(Stored items from a collection)
** begin **

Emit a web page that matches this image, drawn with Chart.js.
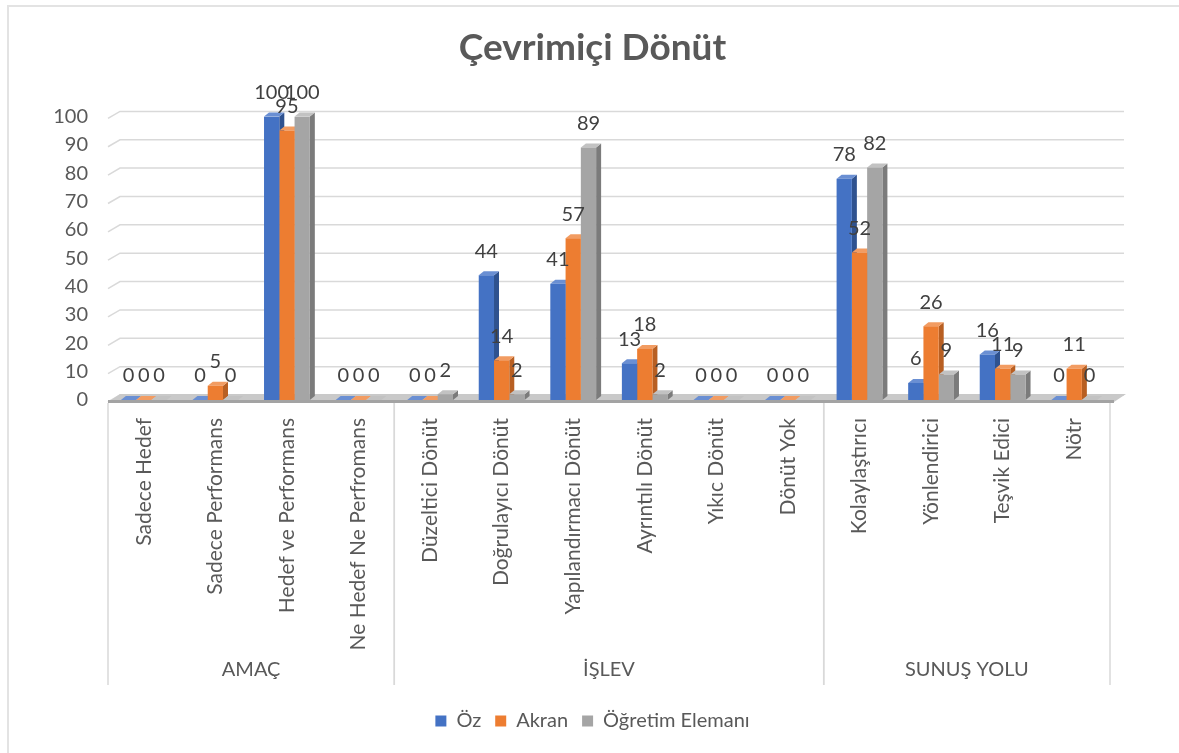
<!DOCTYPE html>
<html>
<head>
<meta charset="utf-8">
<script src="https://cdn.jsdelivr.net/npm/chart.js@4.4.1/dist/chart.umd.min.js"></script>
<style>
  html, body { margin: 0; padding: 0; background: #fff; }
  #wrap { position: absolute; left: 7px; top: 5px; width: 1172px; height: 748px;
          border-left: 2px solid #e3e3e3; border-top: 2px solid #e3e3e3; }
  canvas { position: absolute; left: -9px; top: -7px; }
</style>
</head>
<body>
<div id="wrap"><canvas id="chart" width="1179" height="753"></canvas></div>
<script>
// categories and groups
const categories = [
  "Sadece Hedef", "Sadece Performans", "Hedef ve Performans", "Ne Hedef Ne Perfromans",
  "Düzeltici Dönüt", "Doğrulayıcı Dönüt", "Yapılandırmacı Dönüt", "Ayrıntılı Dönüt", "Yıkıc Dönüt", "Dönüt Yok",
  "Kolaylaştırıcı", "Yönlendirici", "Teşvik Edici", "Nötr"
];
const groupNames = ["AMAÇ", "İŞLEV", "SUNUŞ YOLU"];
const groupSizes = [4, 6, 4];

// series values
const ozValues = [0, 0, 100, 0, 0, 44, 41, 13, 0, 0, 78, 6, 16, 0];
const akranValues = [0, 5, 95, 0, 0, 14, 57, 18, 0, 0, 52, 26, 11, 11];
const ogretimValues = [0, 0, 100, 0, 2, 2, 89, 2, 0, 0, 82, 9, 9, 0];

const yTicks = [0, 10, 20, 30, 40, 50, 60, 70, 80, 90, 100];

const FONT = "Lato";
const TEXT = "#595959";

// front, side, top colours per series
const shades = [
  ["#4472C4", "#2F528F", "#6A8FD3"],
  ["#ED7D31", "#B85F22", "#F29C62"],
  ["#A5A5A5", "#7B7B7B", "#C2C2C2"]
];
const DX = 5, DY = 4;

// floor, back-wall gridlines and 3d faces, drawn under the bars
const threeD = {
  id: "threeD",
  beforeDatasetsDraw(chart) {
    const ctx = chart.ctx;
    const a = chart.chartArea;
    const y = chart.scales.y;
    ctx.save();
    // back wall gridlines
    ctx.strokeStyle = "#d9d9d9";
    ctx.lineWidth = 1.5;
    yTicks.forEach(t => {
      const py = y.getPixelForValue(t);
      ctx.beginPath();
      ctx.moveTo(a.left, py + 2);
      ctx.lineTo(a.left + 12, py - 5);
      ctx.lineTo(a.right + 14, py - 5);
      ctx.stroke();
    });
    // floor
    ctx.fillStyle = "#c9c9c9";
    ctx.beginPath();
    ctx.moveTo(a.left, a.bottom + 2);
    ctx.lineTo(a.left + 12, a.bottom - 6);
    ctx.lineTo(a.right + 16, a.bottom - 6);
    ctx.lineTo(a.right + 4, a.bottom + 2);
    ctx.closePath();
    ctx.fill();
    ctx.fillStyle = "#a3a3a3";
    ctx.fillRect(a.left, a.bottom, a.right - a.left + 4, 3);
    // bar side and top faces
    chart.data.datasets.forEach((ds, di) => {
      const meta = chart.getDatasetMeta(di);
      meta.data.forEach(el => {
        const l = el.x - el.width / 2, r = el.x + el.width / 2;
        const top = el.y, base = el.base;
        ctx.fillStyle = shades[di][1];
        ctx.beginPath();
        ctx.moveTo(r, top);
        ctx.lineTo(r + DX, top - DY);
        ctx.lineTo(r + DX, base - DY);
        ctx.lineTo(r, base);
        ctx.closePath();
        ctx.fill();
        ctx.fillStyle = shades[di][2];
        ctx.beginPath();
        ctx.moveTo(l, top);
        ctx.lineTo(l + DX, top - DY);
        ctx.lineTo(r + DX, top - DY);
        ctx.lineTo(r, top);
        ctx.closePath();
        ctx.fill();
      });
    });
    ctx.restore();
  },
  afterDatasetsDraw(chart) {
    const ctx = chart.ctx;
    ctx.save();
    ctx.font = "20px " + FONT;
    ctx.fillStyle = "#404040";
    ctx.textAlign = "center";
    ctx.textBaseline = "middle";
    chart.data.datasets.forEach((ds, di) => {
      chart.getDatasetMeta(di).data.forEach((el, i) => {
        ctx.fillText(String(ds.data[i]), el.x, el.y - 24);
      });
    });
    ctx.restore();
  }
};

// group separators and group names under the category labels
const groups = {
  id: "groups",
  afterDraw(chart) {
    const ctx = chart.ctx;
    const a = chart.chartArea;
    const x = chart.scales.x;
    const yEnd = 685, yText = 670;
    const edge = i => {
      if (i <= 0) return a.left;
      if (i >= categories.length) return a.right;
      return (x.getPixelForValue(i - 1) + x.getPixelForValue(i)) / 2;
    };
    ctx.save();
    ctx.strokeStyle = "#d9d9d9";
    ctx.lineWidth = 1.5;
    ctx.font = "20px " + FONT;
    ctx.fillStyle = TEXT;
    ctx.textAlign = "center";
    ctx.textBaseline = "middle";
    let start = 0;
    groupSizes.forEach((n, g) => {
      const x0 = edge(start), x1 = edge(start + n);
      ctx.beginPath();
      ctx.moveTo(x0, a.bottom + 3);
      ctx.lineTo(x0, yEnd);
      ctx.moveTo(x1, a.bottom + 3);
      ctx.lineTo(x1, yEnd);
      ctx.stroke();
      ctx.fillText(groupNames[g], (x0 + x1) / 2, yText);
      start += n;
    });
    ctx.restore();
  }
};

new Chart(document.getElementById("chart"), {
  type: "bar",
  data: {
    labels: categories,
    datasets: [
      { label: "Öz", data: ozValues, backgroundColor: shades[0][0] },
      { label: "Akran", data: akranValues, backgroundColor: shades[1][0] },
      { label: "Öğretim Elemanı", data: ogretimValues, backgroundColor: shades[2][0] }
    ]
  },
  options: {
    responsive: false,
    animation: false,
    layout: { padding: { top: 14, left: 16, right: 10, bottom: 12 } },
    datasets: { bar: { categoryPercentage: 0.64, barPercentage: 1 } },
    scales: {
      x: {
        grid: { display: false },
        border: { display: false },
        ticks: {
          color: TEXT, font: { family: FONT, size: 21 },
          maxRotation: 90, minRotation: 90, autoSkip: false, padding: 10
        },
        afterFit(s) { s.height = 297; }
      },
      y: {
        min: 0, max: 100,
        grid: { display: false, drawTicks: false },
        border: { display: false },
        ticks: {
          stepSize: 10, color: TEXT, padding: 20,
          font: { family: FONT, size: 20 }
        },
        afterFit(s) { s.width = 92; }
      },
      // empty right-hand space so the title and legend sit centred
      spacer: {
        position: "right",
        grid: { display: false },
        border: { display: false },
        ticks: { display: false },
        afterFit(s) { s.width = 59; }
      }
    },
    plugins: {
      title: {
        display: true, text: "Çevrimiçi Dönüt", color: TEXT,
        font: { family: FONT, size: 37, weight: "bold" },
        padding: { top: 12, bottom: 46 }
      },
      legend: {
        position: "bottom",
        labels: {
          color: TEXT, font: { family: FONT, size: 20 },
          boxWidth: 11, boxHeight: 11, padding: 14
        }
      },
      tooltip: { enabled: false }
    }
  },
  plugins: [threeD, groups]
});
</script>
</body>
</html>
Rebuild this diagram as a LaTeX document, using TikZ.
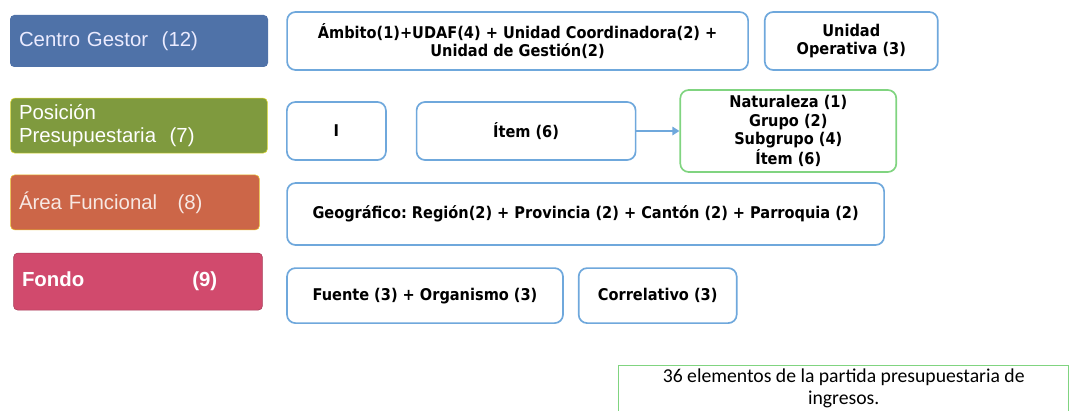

** end **

Goal: Report all lines of the material that contain the word "this".

Completed task:
Emit a web page that matches this image, drawn with Chart.js.
Rebuild this diagram as a LaTeX document, using TikZ.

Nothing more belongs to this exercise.